Syllabus

Philosophical Anthropology with Professor Predrag Cicovacki

By Pam Reponen

Description

A philosophical inquiry into what constitutes "humanity," as viewed in relationship to metaphysical, religious, political, moral and aesthetic questions, and in terms of the impact of culture in shaping this understanding

 

Requirements

Three short, critical reflection papers about Holy Cross-organized events related to the course. Three five-to-eight page papers, based on the class readings. (Students may also complete an academic journal of self-discovery for an optional grade.)

 

Texts

Strength to Love, by Martin Luther King Jr.; Facing the Extreme: Moral Life in the Concentration Camps, by Tzvetan Todorov; Violence and the Sacred, by René Girard; To Have or To Be, by Erich Fromm; Albert Schweitzer's Ethical Vision: A Sourcebook, edited by Predrag Cicovacki

 

On the Day HCM Visited Class

Overview of the life of Leo Tolstoy by Evan Piercey '12 of South Salem, N.Y. Lecture/discussion on Chapters 1-3 of Tolstoy's The Kingdom of God Is Within You, considering: Tolstoy's views on the nature of man and society, derived from his understanding of the teachings of Jesus; his belief in the primacy of the individual over political hierarchical structures as the source of knowing how to live well; and his adherence to the principle of nonviolent resistance to evil-followed by reflection on the philosopher's vision as it relates to this year's political elections. Introduction of a weekly assignment based on The Book of Awakening, by Mark Nepo, designed to enable students to formulate their own life's priorities.

 

Professor Bio

A graduate of the University of Belgrade, Yugoslavia, Professor Cicovacki earned his Ph.D. in philosophy at the University of Rochester in New York.
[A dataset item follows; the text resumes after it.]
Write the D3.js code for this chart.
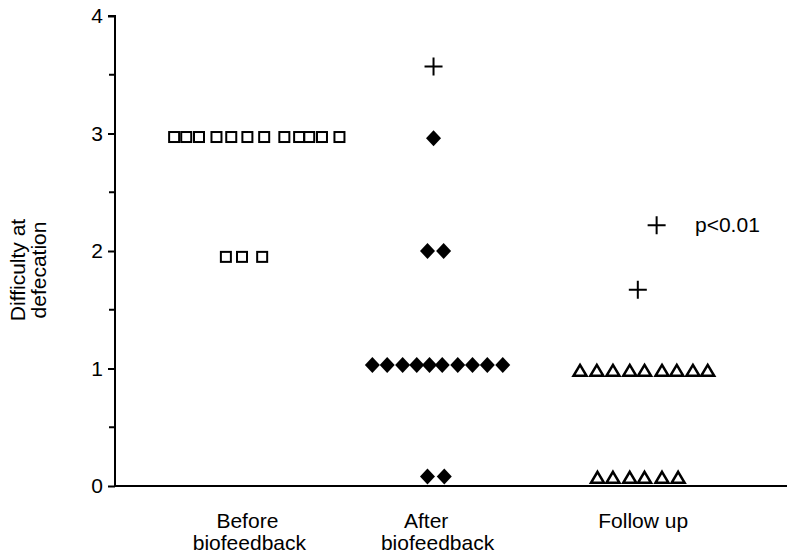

He joined the Holy Cross faculty in 1991 and became a full professor in 2008. Specializing in the areas of ethics, problems of evil and violence, and the philosophy of war and peace, he focuses his research on the writings of Albert Schweitzer, Gandhi, Fyodor Dostoevsky and Immanuel Kant. Cicovacki is the author/editor of numerous publications, most recently, The Restoration of Albert Schweitzer's Ethical Vision and Dostoevsky and the Affirmation of Life.


Professor Quote

Explaining that philosophical anthropology had not previously been established as a recognized discipline, Cicovacki notes that the idea for the course emerged after reflecting on the positive impact programs such as Montserrat and the Appalachian Service Project have on Holy Cross students: "I wanted to teach a course that would focus on the students' lives, their search for their own humanity and the humanity of others," he says. "To accomplish this, I expose them to various readings by exemplary human beings and authors who themselves struggled with the same issues. Students look at reality through others' points of view and in the process discover for themselves what it means to pursue one's own humanity, collectively and individually."


Student Quote

Noting that the coursework challenges individual faith, fears, hopes and dreams, while providing a deeper understanding of what it means to be a human being and what prevents us from living in perfection, Maya Rock '13, of Sparta, N.J., notes: "Currently we are reading Tolstoy's Kingdom of God. From him, I have learned that looking from within, the inner core of the self and feeling God's presence is the driving force of humankind to live a good life. When we reach that point, we are at peace with the conflicts surrounding us in society, but also at peace with our soul. ... This course makes us think about our individual human lives in relation to others, and how all the small adjustments are significant to making a greater change overall in our lives."